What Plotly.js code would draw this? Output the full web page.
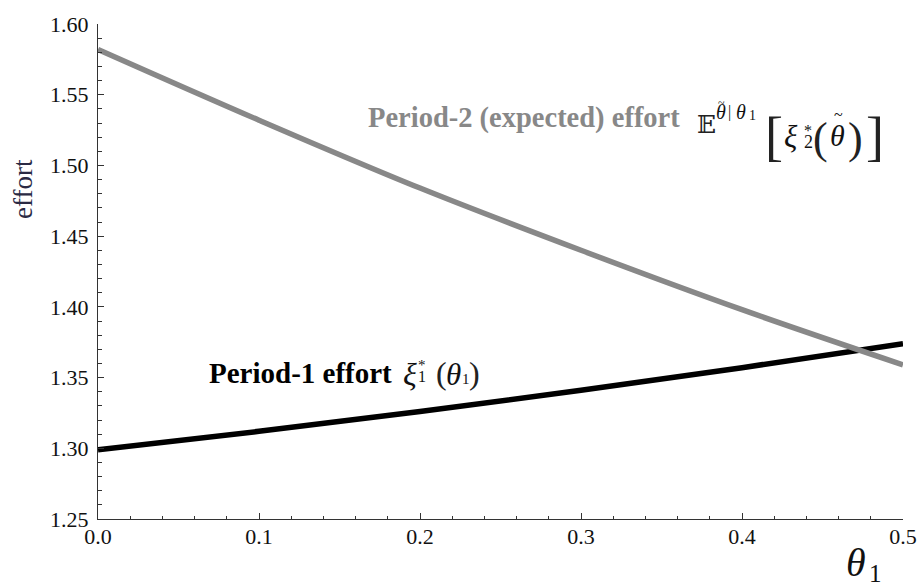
<!DOCTYPE html>
<html>
<head>
<meta charset="utf-8">
<script src="https://cdn.plot.ly/plotly-3.0.1.min.js"></script>
<style>html,body{margin:0;padding:0;background:#fff;}#chart{width:922px;height:586px;}</style>
</head>
<body>
<div id="chart"></div>
<script>
// ---- data ----
const theta = [0.0, 0.1, 0.2, 0.3, 0.4, 0.5];
const period2Effort = [1.582, 1.532, 1.484, 1.440, 1.398, 1.359];
const period1Effort = [1.299, 1.312, 1.326, 1.341, 1.357, 1.374];
const xTickVals = [0.0, 0.1, 0.2, 0.3, 0.4, 0.5];
const yTickVals = [1.25, 1.30, 1.35, 1.40, 1.45, 1.50, 1.55, 1.60];

// ---- geometry ----
const L = 98, R = 19, T = 24, B = 67, W = 922, H = 586;
const PW = W - L - R, PH = H - T - B;
function P(px, py) { return { x: (px - L) / PW, y: (H - B - py) / PH }; }

const SERIF = "Liberation Serif, Times New Roman, serif";

function ann(px, py, text, size, opts) {
  const p = P(px, py);
  const o = opts || {};
  return {
    xref: "paper", yref: "paper", x: p.x, y: p.y,
    text: text, showarrow: false,
    xanchor: o.xanchor || "center", yanchor: "middle",
    textangle: o.textangle || 0,
    borderpad: 0,
    font: { family: o.family || SERIF, size: size, color: o.color || "#111" }
  };
}

const annotations = [
  // axis titles
  ann(23, 189, "effort", 27, { textangle: -90, color: "#2a2a44" }),
  ann(856, 562, "<i>θ</i>", 40),
  ann(875, 573, "1", 25),

  // Period-2 label
  ann(367, 118, "<b>Period-2 (expected) effort</b>", 28.5, { xanchor: "left", color: "#888888" }),
  ann(706, 125, "𝔼", 25, { family: "DejaVu Serif", color: "#222" }),
  ann(721, 112, "<i>θ</i>", 20),
  ann(721, 103, "~", 12),
  ann(729, 112, "|", 16),
  ann(741, 112, "<i>θ</i>", 20),
  ann(752, 116, "1", 14),
  ann(774, 137, "[", 54, { color: "#222" }),
  ann(791, 136, "<i>ξ</i>", 31),
  ann(808, 131, "*", 16),
  ann(808, 142, "2", 18),
  ann(820, 138, "(", 44, { color: "#222" }),
  ann(837, 135, "<i>θ</i>", 30),
  ann(838, 115, "~", 16),
  ann(855, 138, ")", 44, { color: "#222" }),
  ann(875, 137, "]", 54, { color: "#222" }),

  // Period-1 label
  ann(208, 373, "<b>Period-1 effort</b>", 29, { xanchor: "left", color: "#000" }),
  ann(410, 374, "<i>ξ</i>", 32),
  ann(422, 365, "*", 15),
  ann(422, 377, "1", 16),
  ann(441, 373, "(", 32, { color: "#222" }),
  ann(453, 374, "<i>θ</i>", 31),
  ann(466, 379, "1", 15),
  ann(474, 373, ")", 32, { color: "#222" })
];

const traces = [
  {
    x: theta, y: period1Effort, type: "scatter", mode: "lines",
    line: { color: "#000000", width: 5.5, shape: "spline" },
    name: "Period-1 effort", showlegend: false, hoverinfo: "skip"
  },
  {
    x: theta, y: period2Effort, type: "scatter", mode: "lines",
    line: { color: "#888888", width: 5.5, shape: "spline" },
    name: "Period-2 (expected) effort", showlegend: false, hoverinfo: "skip"
  }
];

const axisCommon = {
  showgrid: false, zeroline: false,
  showline: true, linecolor: "#333", linewidth: 1,
  ticks: "inside", ticklen: 6, tickwidth: 1, tickcolor: "#333",
  tickfont: { family: SERIF, size: 22, color: "#111" },
  mirror: false
};

const layout = {
  width: W, height: H,
  margin: { l: L, r: R, t: T, b: B, pad: 0 },
  paper_bgcolor: "#fff", plot_bgcolor: "#fff",
  showlegend: false,
  xaxis: Object.assign({}, axisCommon, {
    range: [0, 0.5], tickmode: "array", tickvals: xTickVals,
    ticktext: xTickVals.map(v => v.toFixed(1)),
    minor: { dtick: 0.02, tick0: 0, ticks: "inside", ticklen: 3.5, tickwidth: 1, tickcolor: "#333" },
    ticklabelstandoff: -2
  }),
  yaxis: Object.assign({}, axisCommon, {
    range: [1.25, 1.60], tickmode: "array", tickvals: yTickVals,
    ticktext: yTickVals.map(v => v.toFixed(2)),
    minor: { dtick: 0.01, tick0: 1.25, ticks: "inside", ticklen: 3.5, tickwidth: 1, tickcolor: "#333" },
    ticklabelstandoff: 4
  }),
  annotations: annotations
};

Plotly.newPlot("chart", traces, layout, { staticPlot: true, displayModeBar: false });
</script>
</body>
</html>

INSTRUCTIONS FOR THE TASK
Restate the data word for word from its first line through the line with "1.50, 1.55, 1.60];", leaving out any picture along the way.

TASK RESPONSE
What Plotly.js code would draw this? Output the full web page.
<!DOCTYPE html>
<html>
<head>
<meta charset="utf-8">
<script src="https://cdn.plot.ly/plotly-3.0.1.min.js"></script>
<style>html,body{margin:0;padding:0;background:#fff;}#chart{width:922px;height:586px;}</style>
</head>
<body>
<div id="chart"></div>
<script>
// ---- data ----
const theta = [0.0, 0.1, 0.2, 0.3, 0.4, 0.5];
const period2Effort = [1.582, 1.532, 1.484, 1.440, 1.398, 1.359];
const period1Effort = [1.299, 1.312, 1.326, 1.341, 1.357, 1.374];
const xTickVals = [0.0, 0.1, 0.2, 0.3, 0.4, 0.5];
const yTickVals = [1.25, 1.30, 1.35, 1.40, 1.45, 1.50, 1.55, 1.60];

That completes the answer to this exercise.